=== Goal of the exercise ===
Reproduce all the material exactly, minus any pictures it holds.

— Start of Collected material —

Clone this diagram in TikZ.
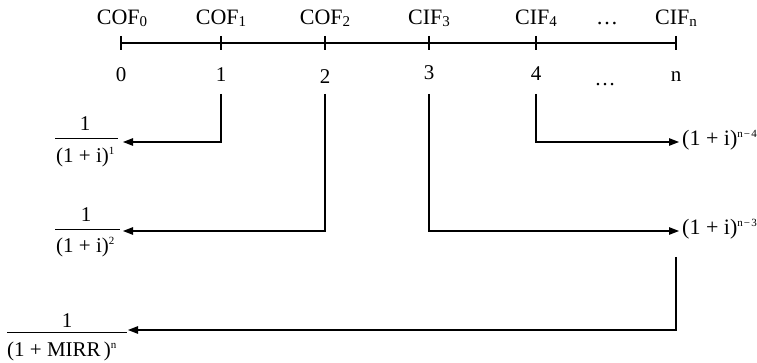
\documentclass[tikz,border=0pt]{standalone}
\usepackage{fontspec}
\setmainfont{Liberation Serif}
\usetikzlibrary{arrows.meta}
\newcommand{\mysub}[1]{\raisebox{-1.5pt}{\fontsize{15}{15}\selectfont #1}}
\newcommand{\mysup}[1]{\raisebox{8pt}{\fontsize{11}{11}\selectfont #1}}
\newcommand{\plusop}{\hspace{0.25em}+\hspace{0.25em}}
\begin{document}
\begin{tikzpicture}[x=1pt,y=-1pt,
  lbl/.style={font=\fontsize{22}{26}\selectfont, anchor=base, inner sep=0pt},
  num/.style={font=\fontsize{21}{25}\selectfont, anchor=base, inner sep=0pt},
  axis/.style={line width=1.2pt},
  bar/.style={line width=0.8pt},
  arr/.style={line width=1.1pt, -{Triangle[length=10pt,width=7.5pt]}},
  fnum/.style={font=\fontsize{21}{25}\selectfont, anchor=base, inner sep=0pt},
  fden/.style={font=\fontsize{21}{25}\selectfont, anchor=base west, inner sep=0pt},
  rlab/.style={font=\fontsize{22}{26}\selectfont, anchor=base west, inner sep=0pt}]
\useasboundingbox (0,0) rectangle (757,363);
% axis ticks
\foreach \n/\x in {t0/121,t1/221,t2/325,t3/429,t4/536,tn/676}{
  \coordinate (\n) at (\x,43);
  \draw[axis] (\x,36) -- (\x,50);
}
\draw[axis] (t0) -- (tn);
% top labels
\node[lbl] (c0) at (122,25) {COF\mysub{0}};
\node[lbl] (c1) at (221,25) {COF\mysub{1}};
\node[lbl] (c2) at (325,25) {COF\mysub{2}};
\node[lbl] (c3) at (429,25) {CIF\mysub{3}};
\node[lbl] (c4) at (536,25) {CIF\mysub{4}};
\node[lbl] (cd) at (607,25) {\dots};
\node[lbl] (cn) at (676,25) {CIF\mysub{n}};
% bottom labels
\node[num] (n0) at (121,82) {0};
\node[num] (n1) at (221,82) {1};
\node[num] (n2) at (325,84) {2};
\node[num] (n3) at (429,80) {3};
\node[num] (n4) at (536,81) {4};
\node[num] (nd) at (605,86) {\dots};
\node[num] (nn) at (676,82) {n};
% fractions
\node[fnum] (f1num) at (85,131) {1};
\draw[bar] (55,138.5) -- (118,138.5);
\node[fden] (f1den) at (56,163) {(1\plusop i)\mysup{1}};
\node[fnum] (f2num) at (86,222) {1};
\draw[bar] (55,229) -- (120,229);
\node[fden] (f2den) at (56,253) {(1\plusop i)\mysup{2}};
\node[fnum] (f3num) at (67,327) {1};
\draw[bar] (7,332) -- (127,332);
\node[fden] (f3den) at (7,356) {(1\plusop MIRR\hspace{0.15em})\mysup{n}};
% right labels
\node[rlab] (r4) at (682,146) {(1\plusop i)\mysup{n\hspace{0.1em}−\hspace{0.1em}4}};
\node[rlab] (r3) at (682,235) {(1\plusop i)\mysup{n\hspace{0.1em}−\hspace{0.1em}3}};
% connectors
\coordinate (s1) at (221,94);
\coordinate (s2) at (325,94);
\coordinate (s3) at (429,94);
\coordinate (s4) at (536,94);
\coordinate (sn) at (676,257);
\coordinate (e1) at (123,142);
\coordinate (e2) at (123,231);
\coordinate (e3) at (679,231);
\coordinate (e4) at (679,142);
\coordinate (en) at (128,330);
\draw[arr] (s1) |- (e1);
\draw[arr] (s2) |- (e2);
\draw[arr] (s3) |- (e3);
\draw[arr] (s4) |- (e4);
\draw[arr] (sn) |- (en);
\end{tikzpicture}
\end{document}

— End of Collected material —

=== Result of the task ===
Clone this diagram in TikZ.
\documentclass[tikz,border=0pt]{standalone}
\usepackage{fontspec}
\setmainfont{Liberation Serif}
\usetikzlibrary{arrows.meta}
\newcommand{\mysub}[1]{\raisebox{-1.5pt}{\fontsize{15}{15}\selectfont #1}}
\newcommand{\mysup}[1]{\raisebox{8pt}{\fontsize{11}{11}\selectfont #1}}
\newcommand{\plusop}{\hspace{0.25em}+\hspace{0.25em}}
\begin{document}
\begin{tikzpicture}[x=1pt,y=-1pt,
  lbl/.style={font=\fontsize{22}{26}\selectfont, anchor=base, inner sep=0pt},
  num/.style={font=\fontsize{21}{25}\selectfont, anchor=base, inner sep=0pt},
  axis/.style={line width=1.2pt},
  bar/.style={line width=0.8pt},
  arr/.style={line width=1.1pt, -{Triangle[length=10pt,width=7.5pt]}},
  fnum/.style={font=\fontsize{21}{25}\selectfont, anchor=base, inner sep=0pt},
  fden/.style={font=\fontsize{21}{25}\selectfont, anchor=base west, inner sep=0pt},
  rlab/.style={font=\fontsize{22}{26}\selectfont, anchor=base west, inner sep=0pt}]
\useasboundingbox (0,0) rectangle (757,363);
% axis ticks
\foreach \n/\x in {t0/121,t1/221,t2/325,t3/429,t4/536,tn/676}{
  \coordinate (\n) at (\x,43);
  \draw[axis] (\x,36) -- (\x,50);
}
\draw[axis] (t0) -- (tn);
% top labels
\node[lbl] (c0) at (122,25) {COF\mysub{0}};
\node[lbl] (c1) at (221,25) {COF\mysub{1}};
\node[lbl] (c2) at (325,25) {COF\mysub{2}};
\node[lbl] (c3) at (429,25) {CIF\mysub{3}};
\node[lbl] (c4) at (536,25) {CIF\mysub{4}};
\node[lbl] (cd) at (607,25) {\dots};
\node[lbl] (cn) at (676,25) {CIF\mysub{n}};
% bottom labels
\node[num] (n0) at (121,82) {0};
\node[num] (n1) at (221,82) {1};
\node[num] (n2) at (325,84) {2};
\node[num] (n3) at (429,80) {3};
\node[num] (n4) at (536,81) {4};
\node[num] (nd) at (605,86) {\dots};
\node[num] (nn) at (676,82) {n};
% fractions
\node[fnum] (f1num) at (85,131) {1};
\draw[bar] (55,138.5) -- (118,138.5);
\node[fden] (f1den) at (56,163) {(1\plusop i)\mysup{1}};
\node[fnum] (f2num) at (86,222) {1};
\draw[bar] (55,229) -- (120,229);
\node[fden] (f2den) at (56,253) {(1\plusop i)\mysup{2}};
\node[fnum] (f3num) at (67,327) {1};
\draw[bar] (7,332) -- (127,332);
\node[fden] (f3den) at (7,356) {(1\plusop MIRR\hspace{0.15em})\mysup{n}};
% right labels
\node[rlab] (r4) at (682,146) {(1\plusop i)\mysup{n\hspace{0.1em}−\hspace{0.1em}4}};
\node[rlab] (r3) at (682,235) {(1\plusop i)\mysup{n\hspace{0.1em}−\hspace{0.1em}3}};
% connectors
\coordinate (s1) at (221,94);
\coordinate (s2) at (325,94);
\coordinate (s3) at (429,94);
\coordinate (s4) at (536,94);
\coordinate (sn) at (676,257);
\coordinate (e1) at (123,142);
\coordinate (e2) at (123,231);
\coordinate (e3) at (679,231);
\coordinate (e4) at (679,142);
\coordinate (en) at (128,330);
\draw[arr] (s1) |- (e1);
\draw[arr] (s2) |- (e2);
\draw[arr] (s3) |- (e3);
\draw[arr] (s4) |- (e4);
\draw[arr] (sn) |- (en);
\end{tikzpicture}
\end{document}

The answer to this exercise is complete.